Nested tables are code smell that a website is stuck in table hell. The number of lines of code is endless, and the complexity is overwhelming. Tables are far from clean code and don’t bring anything semantic to the content unless you’re dealing with actual tabular data. And if you’ve happened to inherit the maintenance of a website that has poor readability, it’s a nightmare. Nested tables are a poor substitution for semantically meaningful, block-level elements.
Another drawback to tables is that they make it harder to separate content from design. The borderwidthcellpadding and cellspacing tags are used in about 90% of all websites that use tables, according to MAMA. This adds code to the HTML that should instead go in the style sheet.
Excess code slows down development and raises maintenance costs.

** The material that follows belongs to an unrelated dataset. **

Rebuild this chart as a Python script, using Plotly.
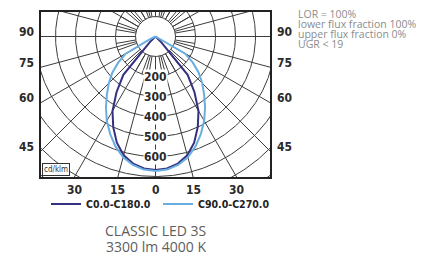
import numpy as np
import plotly.graph_objects as go

# ---- data (cd/klm) ----
gamma = [0, 5, 10, 15, 20, 25, 30, 35, 40, 45, 50, 55, 60, 65, 70, 75, 80, 85, 90]
c0    = [668, 662, 645, 615, 565, 500, 430, 340, 250, 40, 0, 0, 0, 0, 0, 0, 0, 0, 0]
c180  = [668, 662, 645, 615, 565, 500, 430, 340, 250, 40, 0, 0, 0, 0, 0, 0, 0, 0, 0]
c90   = [672, 668, 652, 625, 585, 537, 487, 432, 378, 330, 282, 228, 172, 30, 0, 0, 0, 0, 0]
c270  = [672, 668, 652, 625, 585, 537, 487, 432, 378, 330, 282, 228, 172, 30, 0, 0, 0, 0, 0]
series_names = ["C0.0-C180.0", "C90.0-C270.0"]
series_colors = ["#35307f", "#6aaee0"]
ring_values = [100, 200, 300, 400, 500, 600, 700, 800, 900]
ring_labels = [200, 300, 400, 500, 600]
side_angles = [90, 75, 60, 45]
bottom_angles = [30, 15, 0, 15, 30]
bottom_signs = [-1, -1, 0, 1, 1]
info_lines = ["LOR = 100%", "lower flux fraction 100%", "upper flux fraction 0%", "UGR < 19"]
title_lines = ["CLASSIC LED 3S", "3300 lm 4000 K"]
unit_label = "cd/klm"

XR = 572.5
YB = -702.5
YT = 122.5

def half_curve(g, right, left):
    g = np.radians(np.array(g, dtype=float))
    r_right = np.array(right, dtype=float)
    r_left = np.array(left, dtype=float)
    xl = -r_left * np.sin(g)
    yl = -r_left * np.cos(g)
    xr = r_right * np.sin(g)
    yr = -r_right * np.cos(g)
    x = np.concatenate([xl[::-1], xr])
    y = np.concatenate([yl[::-1], yr])
    return x, y

fig = go.Figure()

# grid: circles
gx, gy = [], []
t = np.linspace(0, 2 * np.pi, 721)
for r in ring_values:
    gx += list(r * np.cos(t)) + [None]
    gy += list(r * np.sin(t)) + [None]
# radial lines every 15 deg from 100 outward
for a in np.arange(0, 360, 15):
    ar = np.radians(a)
    gx += [100 * np.sin(ar), 1100 * np.sin(ar), None]
    gy += [-100 * np.cos(ar), -1100 * np.cos(ar), None]
# inner ring every 10 deg from 100 to 200
for a in np.arange(0, 360, 10):
    ar = np.radians(a)
    gx += [100 * np.sin(ar), 200 * np.sin(ar), None]
    gy += [-100 * np.cos(ar), -200 * np.cos(ar), None]
fig.add_trace(go.Scatter(x=gx, y=gy, mode="lines", line=dict(color="#3c3c3c", width=1),
                         hoverinfo="skip", showlegend=False))

x1, y1 = half_curve(gamma, c0, c180)
x2, y2 = half_curve(gamma, c90, c270)
fig.add_trace(go.Scatter(x=x1, y=y1, mode="lines", name=series_names[0],
                         line=dict(color=series_colors[0], width=2)))
fig.add_trace(go.Scatter(x=x2, y=y2, mode="lines", name=series_names[1],
                         line=dict(color=series_colors[1], width=2)))

lab_font = dict(family="Liberation Sans Narrow, DejaVu Sans Condensed, Arial Narrow, sans-serif",
                size=12, color="#2a2a2a", weight="bold")
ann = []
for a in side_angles:
    ar = np.radians(a)
    yy = -XR * np.cos(ar) / np.sin(ar)
    ann.append(dict(x=-XR, y=yy, xref="x", yref="y", text=str(a), showarrow=False,
                    xanchor="right", yanchor="middle", xshift=-5, yshift=4.5, font=lab_font))
    ann.append(dict(x=XR, y=yy, xref="x", yref="y", text=str(a), showarrow=False,
                    xanchor="left", yanchor="middle", xshift=5, yshift=4.5, font=lab_font))
for a, s in zip(bottom_angles, bottom_signs):
    xx = s * (-YB) * np.tan(np.radians(a))
    ann.append(dict(x=xx, y=YB, xref="x", yref="y", text=str(a), showarrow=False,
                    xanchor="center", yanchor="top", yshift=-4, font=lab_font))
for r in ring_labels:
    ann.append(dict(x=0, y=-r, xref="x", yref="y", text=str(r), showarrow=False,
                    xanchor="center", yanchor="middle", bgcolor="white", borderpad=0,
                    font=lab_font))
ann.append(dict(x=-XR, y=YB, xref="x", yref="y", text=unit_label, showarrow=False,
                xanchor="left", yanchor="bottom", bgcolor="white", bordercolor="#333",
                borderwidth=1, borderpad=1, xshift=1, yshift=1,
                font=dict(family="DejaVu Sans Condensed, sans-serif", size=8, color="#333")))
info_font = dict(family="Open Sans, sans-serif", size=10.5, color="#8c8c8c")
for i, line in enumerate(info_lines):
    ann.append(dict(x=297, y=14.5 + i * 9.8, xref="paper", yref="paper", text=line,
                    showarrow=False, xanchor="left", yanchor="middle", borderpad=0,
                    font=info_font))
title_font = dict(family="Open Sans, sans-serif", size=14, color="#5e5e5e")
for i, line in enumerate(title_lines):
    ann.append(dict(x=155.5, y=231 + i * 15.5, xref="paper", yref="paper", text=line,
                    showarrow=False, xanchor="center", yanchor="middle", borderpad=0,
                    font=title_font))

# page pixel layout (the page body adds an 8 px offset)
OFF = 8
W, H = 435 - OFF, 255 - OFF
L = 41 - OFF
T = 12 - OFF
R = W - (270 - OFF)
B = H - (177 - OFF)
pw, ph = W - L - R, H - T - B
for a in ann:
    if a["xref"] == "paper":
        a["x"] = (a["x"] - OFF - L) / pw
        a["y"] = (H - B - (a["y"] - OFF)) / ph

fig.update_layout(
    width=W, height=H, margin=dict(l=L, r=R, t=T, b=B, pad=0, autoexpand=False),
    paper_bgcolor="white", plot_bgcolor="white",
    xaxis=dict(range=[-XR, XR], showgrid=False, zeroline=False, showticklabels=False,
               ticks="", showline=True, mirror=True, linecolor="#222", linewidth=1.5,
               fixedrange=True),
    yaxis=dict(range=[YB, YT], showgrid=False, zeroline=False, showticklabels=False,
               ticks="", showline=True, mirror=True, linecolor="#222", linewidth=1.5,
               fixedrange=True),
    annotations=ann,
    showlegend=True,
    legend=dict(orientation="h", x=(38 - L) / pw, y=(H - B - (204 - OFF)) / ph,
                xanchor="left", yanchor="middle", entrywidth=67, entrywidthmode="pixels",
                bgcolor="rgba(0,0,0,0)", borderwidth=0, itemclick=False,
                font=dict(family="Liberation Sans Narrow, DejaVu Sans Condensed, sans-serif",
                          size=10.5, color="#222", weight="bold")),
)

fig.write_html("out.html")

There’s a limit to how many lines of code a programmer can produce per hour, and excess code is more complicated for others to understand. Developers may not even understand their own code after a while.
More lines of code mean larger file sizes, which mean longer download times. Developers should keep in mind new media, such as mobile devices, which usually have low bandwidth. Websites will have to support media other than traditional monitors in future, and bad code limits the possibilities. A large code base has more bugs than a small one. Developers tend to produce a certain number of bugs per line of code. Because tables increase the code base, such structures likely contain more bugs than layouts with less code lines.